◆ **Data lines**:

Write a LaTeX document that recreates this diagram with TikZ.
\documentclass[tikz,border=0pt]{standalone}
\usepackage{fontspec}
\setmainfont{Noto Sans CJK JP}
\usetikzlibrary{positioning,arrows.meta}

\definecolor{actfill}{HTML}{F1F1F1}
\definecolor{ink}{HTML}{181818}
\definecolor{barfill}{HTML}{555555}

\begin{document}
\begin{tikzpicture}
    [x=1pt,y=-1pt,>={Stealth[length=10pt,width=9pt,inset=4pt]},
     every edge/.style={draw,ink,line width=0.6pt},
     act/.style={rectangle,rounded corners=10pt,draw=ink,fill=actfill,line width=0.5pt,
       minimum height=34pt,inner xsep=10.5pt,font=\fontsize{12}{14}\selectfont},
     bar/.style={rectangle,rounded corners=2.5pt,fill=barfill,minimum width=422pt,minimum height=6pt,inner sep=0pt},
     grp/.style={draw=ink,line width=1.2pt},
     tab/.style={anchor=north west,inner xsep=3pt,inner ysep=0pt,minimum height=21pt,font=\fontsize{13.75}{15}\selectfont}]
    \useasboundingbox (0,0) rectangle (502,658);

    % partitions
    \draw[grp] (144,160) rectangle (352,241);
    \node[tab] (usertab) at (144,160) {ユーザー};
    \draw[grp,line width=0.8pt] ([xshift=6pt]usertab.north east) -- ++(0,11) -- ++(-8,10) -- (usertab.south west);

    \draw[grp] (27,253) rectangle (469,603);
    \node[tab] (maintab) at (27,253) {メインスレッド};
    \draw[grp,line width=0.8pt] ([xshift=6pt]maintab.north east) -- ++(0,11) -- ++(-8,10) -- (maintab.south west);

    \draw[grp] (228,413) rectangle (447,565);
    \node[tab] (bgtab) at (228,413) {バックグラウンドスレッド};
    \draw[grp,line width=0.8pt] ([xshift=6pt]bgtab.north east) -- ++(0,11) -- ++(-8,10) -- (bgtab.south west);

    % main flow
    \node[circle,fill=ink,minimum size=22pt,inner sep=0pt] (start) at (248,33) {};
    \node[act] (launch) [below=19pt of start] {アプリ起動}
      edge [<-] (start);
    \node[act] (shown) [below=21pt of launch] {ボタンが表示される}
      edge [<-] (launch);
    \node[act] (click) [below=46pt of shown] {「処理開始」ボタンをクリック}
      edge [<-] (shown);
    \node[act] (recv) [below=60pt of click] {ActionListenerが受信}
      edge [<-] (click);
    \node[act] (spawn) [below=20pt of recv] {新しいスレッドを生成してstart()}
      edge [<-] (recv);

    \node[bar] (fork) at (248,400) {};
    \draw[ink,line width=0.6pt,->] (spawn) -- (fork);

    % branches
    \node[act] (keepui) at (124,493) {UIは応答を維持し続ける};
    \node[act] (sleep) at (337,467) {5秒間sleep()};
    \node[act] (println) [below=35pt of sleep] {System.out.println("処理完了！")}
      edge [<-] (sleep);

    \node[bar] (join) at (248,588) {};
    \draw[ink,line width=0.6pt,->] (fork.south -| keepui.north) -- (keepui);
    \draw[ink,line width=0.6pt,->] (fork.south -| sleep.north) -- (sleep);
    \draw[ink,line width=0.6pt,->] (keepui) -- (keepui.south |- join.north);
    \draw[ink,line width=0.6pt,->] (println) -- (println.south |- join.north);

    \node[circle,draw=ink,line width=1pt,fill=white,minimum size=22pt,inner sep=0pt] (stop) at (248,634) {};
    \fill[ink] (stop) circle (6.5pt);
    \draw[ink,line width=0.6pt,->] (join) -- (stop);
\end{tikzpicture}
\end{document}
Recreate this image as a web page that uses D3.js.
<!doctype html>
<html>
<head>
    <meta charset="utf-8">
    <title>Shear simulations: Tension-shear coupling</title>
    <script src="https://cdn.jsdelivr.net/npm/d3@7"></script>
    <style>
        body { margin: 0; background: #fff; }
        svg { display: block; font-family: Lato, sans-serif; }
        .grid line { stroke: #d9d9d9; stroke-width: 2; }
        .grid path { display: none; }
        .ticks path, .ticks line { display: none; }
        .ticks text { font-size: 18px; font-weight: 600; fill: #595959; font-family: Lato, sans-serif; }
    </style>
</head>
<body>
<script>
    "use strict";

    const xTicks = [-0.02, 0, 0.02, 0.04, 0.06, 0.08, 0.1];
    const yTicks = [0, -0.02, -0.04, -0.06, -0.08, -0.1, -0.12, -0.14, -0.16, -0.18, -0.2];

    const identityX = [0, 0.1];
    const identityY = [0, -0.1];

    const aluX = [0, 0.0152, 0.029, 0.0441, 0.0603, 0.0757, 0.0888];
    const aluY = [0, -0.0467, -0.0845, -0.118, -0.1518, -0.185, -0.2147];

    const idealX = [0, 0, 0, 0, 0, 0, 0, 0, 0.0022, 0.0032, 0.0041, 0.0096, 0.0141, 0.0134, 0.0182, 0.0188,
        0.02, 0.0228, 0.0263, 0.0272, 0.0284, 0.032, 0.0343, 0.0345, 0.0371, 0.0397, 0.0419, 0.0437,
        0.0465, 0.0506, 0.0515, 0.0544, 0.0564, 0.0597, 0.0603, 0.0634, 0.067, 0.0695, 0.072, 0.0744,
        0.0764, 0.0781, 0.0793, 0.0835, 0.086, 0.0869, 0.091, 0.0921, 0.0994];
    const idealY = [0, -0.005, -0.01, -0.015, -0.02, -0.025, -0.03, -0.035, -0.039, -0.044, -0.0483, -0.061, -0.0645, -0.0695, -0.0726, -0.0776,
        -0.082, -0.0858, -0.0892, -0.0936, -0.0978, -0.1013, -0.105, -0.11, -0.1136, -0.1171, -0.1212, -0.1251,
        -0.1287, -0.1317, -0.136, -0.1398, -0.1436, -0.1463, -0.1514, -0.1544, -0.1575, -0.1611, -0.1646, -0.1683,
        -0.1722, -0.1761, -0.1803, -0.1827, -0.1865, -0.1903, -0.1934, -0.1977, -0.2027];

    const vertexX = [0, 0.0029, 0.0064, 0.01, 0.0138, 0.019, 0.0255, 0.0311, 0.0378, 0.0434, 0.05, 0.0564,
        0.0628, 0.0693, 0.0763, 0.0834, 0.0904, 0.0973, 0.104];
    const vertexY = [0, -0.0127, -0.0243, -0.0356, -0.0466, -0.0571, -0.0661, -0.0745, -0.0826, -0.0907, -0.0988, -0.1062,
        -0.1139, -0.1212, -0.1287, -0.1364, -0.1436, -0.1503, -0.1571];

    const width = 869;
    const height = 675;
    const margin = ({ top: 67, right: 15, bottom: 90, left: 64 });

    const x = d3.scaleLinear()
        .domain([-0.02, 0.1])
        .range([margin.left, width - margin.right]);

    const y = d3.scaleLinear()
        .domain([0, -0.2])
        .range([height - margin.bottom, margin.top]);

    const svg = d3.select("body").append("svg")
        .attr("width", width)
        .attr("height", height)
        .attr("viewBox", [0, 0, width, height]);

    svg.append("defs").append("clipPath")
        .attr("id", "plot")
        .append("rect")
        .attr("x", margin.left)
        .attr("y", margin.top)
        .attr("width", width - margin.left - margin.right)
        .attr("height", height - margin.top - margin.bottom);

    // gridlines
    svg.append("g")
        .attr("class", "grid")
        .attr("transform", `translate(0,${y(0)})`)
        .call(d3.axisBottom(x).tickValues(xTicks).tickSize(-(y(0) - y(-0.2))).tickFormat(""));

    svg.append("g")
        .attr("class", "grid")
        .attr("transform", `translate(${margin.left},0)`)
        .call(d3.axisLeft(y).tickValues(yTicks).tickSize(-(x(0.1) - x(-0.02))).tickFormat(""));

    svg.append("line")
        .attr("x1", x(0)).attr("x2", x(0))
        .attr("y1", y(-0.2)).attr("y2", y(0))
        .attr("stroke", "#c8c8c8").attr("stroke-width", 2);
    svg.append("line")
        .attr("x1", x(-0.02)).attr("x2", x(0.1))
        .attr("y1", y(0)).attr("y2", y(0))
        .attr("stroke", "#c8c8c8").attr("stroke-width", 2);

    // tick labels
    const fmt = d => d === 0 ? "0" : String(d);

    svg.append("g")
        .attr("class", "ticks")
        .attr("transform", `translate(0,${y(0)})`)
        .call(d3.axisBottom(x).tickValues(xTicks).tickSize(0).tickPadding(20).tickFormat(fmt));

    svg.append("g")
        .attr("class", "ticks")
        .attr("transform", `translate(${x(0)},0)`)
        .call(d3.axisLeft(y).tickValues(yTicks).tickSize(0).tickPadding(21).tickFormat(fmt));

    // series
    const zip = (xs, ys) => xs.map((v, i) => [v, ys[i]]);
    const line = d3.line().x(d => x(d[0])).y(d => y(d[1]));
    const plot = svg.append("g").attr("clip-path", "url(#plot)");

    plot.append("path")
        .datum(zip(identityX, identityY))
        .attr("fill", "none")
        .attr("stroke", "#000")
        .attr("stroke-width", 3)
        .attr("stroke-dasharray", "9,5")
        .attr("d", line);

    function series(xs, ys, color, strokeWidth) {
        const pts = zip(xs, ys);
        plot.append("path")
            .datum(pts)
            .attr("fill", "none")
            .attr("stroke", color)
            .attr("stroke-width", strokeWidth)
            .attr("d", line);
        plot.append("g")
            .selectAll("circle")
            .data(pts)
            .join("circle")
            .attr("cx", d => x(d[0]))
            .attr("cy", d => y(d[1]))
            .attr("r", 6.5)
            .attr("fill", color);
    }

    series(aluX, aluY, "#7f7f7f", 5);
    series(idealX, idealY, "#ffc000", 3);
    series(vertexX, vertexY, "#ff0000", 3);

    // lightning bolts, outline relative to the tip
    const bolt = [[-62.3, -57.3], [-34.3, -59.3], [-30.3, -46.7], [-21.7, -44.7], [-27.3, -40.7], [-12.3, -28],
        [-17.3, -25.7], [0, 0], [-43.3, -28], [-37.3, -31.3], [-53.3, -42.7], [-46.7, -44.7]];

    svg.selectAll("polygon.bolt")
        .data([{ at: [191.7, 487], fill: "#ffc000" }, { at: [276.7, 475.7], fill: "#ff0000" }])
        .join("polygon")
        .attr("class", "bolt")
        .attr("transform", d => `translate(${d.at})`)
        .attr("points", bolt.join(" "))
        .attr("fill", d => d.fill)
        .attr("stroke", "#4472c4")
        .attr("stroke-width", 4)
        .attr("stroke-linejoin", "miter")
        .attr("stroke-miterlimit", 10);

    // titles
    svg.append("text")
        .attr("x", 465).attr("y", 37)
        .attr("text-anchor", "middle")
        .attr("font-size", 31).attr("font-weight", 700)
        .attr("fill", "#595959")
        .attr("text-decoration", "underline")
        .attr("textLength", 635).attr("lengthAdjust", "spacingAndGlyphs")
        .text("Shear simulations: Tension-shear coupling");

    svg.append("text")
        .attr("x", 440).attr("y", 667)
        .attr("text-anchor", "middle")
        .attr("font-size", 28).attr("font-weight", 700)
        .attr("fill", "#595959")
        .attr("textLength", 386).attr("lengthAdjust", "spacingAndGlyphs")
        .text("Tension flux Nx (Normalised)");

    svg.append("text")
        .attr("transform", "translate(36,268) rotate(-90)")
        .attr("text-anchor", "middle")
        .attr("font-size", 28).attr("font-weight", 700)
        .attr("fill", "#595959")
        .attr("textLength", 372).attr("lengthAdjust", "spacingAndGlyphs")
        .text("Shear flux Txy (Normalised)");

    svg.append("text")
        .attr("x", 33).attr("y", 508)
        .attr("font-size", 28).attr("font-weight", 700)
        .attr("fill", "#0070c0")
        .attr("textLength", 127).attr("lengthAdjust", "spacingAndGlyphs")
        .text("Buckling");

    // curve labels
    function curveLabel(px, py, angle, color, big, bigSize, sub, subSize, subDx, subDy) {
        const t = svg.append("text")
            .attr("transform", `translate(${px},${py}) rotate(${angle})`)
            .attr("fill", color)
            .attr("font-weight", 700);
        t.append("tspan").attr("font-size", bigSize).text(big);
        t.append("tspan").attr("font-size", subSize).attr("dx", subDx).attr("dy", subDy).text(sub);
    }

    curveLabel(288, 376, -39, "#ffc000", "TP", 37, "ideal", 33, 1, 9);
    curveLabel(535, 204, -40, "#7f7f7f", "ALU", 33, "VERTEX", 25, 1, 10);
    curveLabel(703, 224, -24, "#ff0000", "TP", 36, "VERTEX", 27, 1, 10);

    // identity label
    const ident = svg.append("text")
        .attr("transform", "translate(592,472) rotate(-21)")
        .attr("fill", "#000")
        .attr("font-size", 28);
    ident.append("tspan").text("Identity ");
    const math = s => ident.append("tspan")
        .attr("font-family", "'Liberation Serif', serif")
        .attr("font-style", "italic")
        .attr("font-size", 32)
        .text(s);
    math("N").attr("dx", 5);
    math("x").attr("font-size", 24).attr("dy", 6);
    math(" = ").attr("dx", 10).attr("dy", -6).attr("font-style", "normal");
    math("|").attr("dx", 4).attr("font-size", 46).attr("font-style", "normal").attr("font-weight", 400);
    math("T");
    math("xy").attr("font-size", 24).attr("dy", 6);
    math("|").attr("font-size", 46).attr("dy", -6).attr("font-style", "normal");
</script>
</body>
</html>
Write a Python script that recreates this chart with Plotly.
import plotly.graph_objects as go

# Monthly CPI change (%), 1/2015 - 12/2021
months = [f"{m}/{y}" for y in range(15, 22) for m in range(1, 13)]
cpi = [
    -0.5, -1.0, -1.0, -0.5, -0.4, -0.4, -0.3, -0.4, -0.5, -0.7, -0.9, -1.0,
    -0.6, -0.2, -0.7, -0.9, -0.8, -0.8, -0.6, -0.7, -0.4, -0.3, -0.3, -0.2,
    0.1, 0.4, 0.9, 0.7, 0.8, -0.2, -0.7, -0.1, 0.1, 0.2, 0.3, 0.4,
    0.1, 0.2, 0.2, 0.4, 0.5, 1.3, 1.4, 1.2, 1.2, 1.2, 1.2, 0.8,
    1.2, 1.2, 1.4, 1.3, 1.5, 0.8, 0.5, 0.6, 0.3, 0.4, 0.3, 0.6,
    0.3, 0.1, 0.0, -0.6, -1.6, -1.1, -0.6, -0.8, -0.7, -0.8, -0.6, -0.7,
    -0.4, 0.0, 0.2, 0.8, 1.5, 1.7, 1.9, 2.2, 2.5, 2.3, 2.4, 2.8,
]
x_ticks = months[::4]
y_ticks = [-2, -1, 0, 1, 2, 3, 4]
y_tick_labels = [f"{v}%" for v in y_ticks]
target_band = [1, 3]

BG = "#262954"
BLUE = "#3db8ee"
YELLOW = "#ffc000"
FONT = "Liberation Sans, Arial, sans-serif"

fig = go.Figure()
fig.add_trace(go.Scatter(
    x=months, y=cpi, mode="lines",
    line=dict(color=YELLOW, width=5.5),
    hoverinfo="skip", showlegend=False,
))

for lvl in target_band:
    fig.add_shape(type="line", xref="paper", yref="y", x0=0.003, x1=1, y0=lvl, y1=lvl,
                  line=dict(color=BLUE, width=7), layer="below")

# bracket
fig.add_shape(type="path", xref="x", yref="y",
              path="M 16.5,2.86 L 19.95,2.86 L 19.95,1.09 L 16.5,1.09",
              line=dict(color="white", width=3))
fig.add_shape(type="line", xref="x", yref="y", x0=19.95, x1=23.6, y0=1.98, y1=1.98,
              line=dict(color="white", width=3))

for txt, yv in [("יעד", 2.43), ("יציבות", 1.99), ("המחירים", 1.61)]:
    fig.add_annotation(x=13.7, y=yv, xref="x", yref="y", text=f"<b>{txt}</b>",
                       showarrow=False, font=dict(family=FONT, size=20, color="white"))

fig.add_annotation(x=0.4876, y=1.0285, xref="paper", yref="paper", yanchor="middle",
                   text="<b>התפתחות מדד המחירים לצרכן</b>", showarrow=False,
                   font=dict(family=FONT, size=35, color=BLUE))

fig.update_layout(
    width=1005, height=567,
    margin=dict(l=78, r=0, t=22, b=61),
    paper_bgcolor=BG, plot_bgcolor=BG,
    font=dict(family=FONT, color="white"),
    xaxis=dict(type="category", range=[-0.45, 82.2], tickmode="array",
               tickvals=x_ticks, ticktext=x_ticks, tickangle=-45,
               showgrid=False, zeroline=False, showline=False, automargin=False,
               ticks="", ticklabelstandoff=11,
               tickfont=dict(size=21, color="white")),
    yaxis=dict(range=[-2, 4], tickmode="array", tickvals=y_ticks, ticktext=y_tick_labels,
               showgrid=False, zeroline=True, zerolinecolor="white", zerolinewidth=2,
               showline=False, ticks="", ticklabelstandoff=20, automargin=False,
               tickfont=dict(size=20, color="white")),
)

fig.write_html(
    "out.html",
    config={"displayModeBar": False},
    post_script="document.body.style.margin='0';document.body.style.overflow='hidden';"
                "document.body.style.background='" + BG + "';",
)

◆ **Work to do**: Give back, word for word, only the lines above from the line holding "Recreate this image" to the line holding "-0.1518, -0.185, -0.2147];", both included.

◆ **Completed exercise**:
Recreate this image as a web page that uses D3.js.
<!doctype html>
<html>
<head>
    <meta charset="utf-8">
    <title>Shear simulations: Tension-shear coupling</title>
    <script src="https://cdn.jsdelivr.net/npm/d3@7"></script>
    <style>
        body { margin: 0; background: #fff; }
        svg { display: block; font-family: Lato, sans-serif; }
        .grid line { stroke: #d9d9d9; stroke-width: 2; }
        .grid path { display: none; }
        .ticks path, .ticks line { display: none; }
        .ticks text { font-size: 18px; font-weight: 600; fill: #595959; font-family: Lato, sans-serif; }
    </style>
</head>
<body>
<script>
    "use strict";

    const xTicks = [-0.02, 0, 0.02, 0.04, 0.06, 0.08, 0.1];
    const yTicks = [0, -0.02, -0.04, -0.06, -0.08, -0.1, -0.12, -0.14, -0.16, -0.18, -0.2];

    const identityX = [0, 0.1];
    const identityY = [0, -0.1];

    const aluX = [0, 0.0152, 0.029, 0.0441, 0.0603, 0.0757, 0.0888];
    const aluY = [0, -0.0467, -0.0845, -0.118, -0.1518, -0.185, -0.2147];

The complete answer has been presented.